* [Job] Copy, exactly and only, the lines from the one with "Emit a Python" up to and including the one with "from matplotlib.ticker import MultipleLocator", leaving pictures out.

(Figure scripts)
Begin

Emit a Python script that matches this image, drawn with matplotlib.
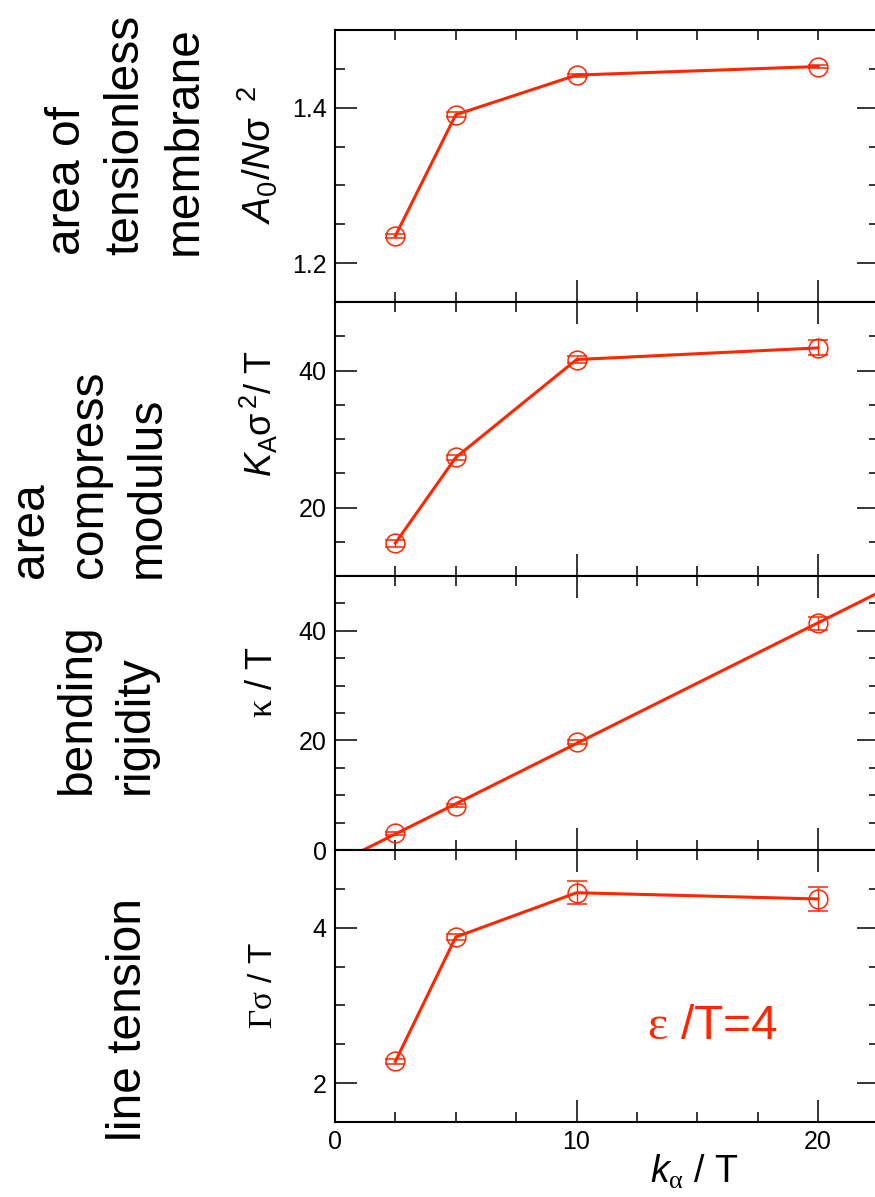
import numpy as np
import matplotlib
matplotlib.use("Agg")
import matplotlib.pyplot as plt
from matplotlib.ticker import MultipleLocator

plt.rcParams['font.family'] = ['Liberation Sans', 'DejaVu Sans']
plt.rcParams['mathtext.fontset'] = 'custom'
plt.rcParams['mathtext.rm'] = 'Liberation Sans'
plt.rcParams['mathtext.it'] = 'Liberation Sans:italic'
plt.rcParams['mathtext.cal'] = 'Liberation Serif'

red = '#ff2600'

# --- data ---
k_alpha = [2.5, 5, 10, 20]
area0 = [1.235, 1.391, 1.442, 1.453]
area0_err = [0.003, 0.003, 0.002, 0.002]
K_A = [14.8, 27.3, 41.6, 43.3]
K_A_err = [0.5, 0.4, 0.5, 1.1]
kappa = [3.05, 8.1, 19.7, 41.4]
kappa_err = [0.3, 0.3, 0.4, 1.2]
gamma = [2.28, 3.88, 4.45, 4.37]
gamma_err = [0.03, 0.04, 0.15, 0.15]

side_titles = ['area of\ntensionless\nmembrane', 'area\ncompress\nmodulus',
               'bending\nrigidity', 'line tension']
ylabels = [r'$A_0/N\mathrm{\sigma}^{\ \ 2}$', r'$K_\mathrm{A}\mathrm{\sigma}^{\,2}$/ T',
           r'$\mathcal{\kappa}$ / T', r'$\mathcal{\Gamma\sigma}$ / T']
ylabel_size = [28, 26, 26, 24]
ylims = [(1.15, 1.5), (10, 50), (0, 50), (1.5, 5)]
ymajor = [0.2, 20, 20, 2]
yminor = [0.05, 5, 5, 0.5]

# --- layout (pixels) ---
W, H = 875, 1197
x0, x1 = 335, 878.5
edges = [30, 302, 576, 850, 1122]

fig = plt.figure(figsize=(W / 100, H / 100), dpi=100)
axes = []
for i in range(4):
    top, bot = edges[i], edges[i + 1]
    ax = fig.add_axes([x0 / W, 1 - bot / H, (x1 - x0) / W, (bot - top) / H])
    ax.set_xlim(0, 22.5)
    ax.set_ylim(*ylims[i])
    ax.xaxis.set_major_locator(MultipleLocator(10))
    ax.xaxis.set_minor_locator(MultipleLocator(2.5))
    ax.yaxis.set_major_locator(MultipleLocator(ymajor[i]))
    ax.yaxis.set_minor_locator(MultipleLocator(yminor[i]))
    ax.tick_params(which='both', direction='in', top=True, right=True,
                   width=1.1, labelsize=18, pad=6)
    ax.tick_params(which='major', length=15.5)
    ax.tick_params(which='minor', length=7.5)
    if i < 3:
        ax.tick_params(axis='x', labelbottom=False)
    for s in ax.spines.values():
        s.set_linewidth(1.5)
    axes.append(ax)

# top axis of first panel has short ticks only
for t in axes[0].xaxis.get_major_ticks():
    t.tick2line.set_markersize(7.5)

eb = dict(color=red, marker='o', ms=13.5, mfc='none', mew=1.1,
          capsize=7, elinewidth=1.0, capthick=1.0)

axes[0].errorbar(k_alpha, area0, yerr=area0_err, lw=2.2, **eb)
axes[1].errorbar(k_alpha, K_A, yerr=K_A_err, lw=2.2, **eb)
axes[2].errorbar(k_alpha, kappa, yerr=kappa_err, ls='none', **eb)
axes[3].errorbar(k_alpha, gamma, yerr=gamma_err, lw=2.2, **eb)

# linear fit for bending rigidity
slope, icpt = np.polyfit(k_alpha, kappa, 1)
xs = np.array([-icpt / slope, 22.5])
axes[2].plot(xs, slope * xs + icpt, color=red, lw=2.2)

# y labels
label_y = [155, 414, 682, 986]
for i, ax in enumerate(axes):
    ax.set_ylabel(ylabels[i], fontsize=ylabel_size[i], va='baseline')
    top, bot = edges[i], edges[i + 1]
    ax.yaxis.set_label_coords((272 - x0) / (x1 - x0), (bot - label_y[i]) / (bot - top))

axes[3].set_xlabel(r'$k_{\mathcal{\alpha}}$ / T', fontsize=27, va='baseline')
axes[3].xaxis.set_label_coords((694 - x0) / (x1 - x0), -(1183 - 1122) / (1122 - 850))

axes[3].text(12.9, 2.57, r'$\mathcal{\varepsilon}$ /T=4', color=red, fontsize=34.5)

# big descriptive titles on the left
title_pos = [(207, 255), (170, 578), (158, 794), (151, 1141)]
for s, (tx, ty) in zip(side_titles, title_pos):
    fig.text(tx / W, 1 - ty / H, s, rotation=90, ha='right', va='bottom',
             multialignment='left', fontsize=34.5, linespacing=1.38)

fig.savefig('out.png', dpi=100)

End
Begin

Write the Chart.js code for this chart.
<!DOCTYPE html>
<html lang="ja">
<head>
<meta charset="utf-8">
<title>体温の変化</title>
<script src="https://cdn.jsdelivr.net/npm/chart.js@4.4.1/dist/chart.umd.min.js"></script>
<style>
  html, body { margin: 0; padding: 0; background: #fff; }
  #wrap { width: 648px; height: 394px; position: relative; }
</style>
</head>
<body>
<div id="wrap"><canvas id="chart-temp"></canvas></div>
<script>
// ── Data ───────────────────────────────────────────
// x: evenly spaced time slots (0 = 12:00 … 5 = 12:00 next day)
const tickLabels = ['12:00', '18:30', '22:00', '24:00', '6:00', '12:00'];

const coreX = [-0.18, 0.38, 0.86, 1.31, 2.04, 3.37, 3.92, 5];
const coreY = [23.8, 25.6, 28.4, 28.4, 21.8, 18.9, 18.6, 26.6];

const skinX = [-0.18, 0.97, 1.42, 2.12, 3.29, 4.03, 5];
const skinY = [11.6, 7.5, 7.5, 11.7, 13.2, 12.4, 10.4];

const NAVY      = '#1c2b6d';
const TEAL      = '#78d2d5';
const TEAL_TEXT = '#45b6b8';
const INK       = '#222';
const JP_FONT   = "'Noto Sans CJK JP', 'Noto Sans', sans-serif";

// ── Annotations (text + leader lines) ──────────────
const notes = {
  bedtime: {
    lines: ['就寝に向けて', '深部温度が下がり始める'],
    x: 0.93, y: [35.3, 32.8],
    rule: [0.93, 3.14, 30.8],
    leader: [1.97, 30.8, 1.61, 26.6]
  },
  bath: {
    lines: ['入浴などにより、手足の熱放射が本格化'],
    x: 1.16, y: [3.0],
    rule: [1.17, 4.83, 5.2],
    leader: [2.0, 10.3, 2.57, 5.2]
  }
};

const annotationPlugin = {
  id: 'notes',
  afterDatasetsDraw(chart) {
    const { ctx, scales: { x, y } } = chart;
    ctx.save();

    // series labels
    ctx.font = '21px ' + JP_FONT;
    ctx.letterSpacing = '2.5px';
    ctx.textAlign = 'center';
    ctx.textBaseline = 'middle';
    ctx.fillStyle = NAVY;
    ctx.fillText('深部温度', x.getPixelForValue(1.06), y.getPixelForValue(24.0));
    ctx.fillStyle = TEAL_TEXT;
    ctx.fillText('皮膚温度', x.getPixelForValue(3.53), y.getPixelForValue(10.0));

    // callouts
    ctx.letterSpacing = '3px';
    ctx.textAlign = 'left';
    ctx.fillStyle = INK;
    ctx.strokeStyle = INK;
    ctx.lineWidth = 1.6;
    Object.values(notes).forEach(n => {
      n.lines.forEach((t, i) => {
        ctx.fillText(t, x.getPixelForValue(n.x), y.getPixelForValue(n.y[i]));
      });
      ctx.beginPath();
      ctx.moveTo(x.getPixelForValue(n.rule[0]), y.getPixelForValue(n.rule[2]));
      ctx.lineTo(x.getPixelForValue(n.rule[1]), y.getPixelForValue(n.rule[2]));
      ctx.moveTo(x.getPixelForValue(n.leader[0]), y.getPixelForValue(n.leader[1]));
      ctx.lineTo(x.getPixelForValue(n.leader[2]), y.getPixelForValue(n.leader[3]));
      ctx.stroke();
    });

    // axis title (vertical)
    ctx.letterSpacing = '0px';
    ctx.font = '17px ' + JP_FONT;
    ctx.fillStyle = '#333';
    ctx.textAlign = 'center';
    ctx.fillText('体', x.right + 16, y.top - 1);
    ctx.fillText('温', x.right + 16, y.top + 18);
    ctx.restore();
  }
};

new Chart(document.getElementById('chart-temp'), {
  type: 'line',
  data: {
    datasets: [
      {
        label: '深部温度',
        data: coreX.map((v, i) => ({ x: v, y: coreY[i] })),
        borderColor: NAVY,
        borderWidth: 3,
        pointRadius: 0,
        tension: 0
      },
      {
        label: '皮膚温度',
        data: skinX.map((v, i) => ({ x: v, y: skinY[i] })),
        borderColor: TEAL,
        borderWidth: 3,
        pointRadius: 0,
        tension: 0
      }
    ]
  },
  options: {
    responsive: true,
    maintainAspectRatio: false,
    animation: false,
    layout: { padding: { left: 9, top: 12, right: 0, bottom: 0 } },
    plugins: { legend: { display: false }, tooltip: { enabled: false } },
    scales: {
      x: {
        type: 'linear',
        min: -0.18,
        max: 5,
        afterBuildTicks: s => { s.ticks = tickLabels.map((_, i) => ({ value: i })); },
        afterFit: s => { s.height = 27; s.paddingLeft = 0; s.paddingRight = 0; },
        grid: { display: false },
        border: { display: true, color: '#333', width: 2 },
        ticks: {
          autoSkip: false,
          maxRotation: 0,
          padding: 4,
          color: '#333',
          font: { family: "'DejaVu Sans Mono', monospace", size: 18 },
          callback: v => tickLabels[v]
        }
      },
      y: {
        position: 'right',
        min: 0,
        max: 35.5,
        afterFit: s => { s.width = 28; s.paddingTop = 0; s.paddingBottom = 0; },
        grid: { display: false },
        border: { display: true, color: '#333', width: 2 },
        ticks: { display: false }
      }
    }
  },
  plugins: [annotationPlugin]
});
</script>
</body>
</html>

End

* [The output]
Emit a Python script that matches this image, drawn with matplotlib.
import numpy as np
import matplotlib
matplotlib.use("Agg")
import matplotlib.pyplot as plt
from matplotlib.ticker import MultipleLocator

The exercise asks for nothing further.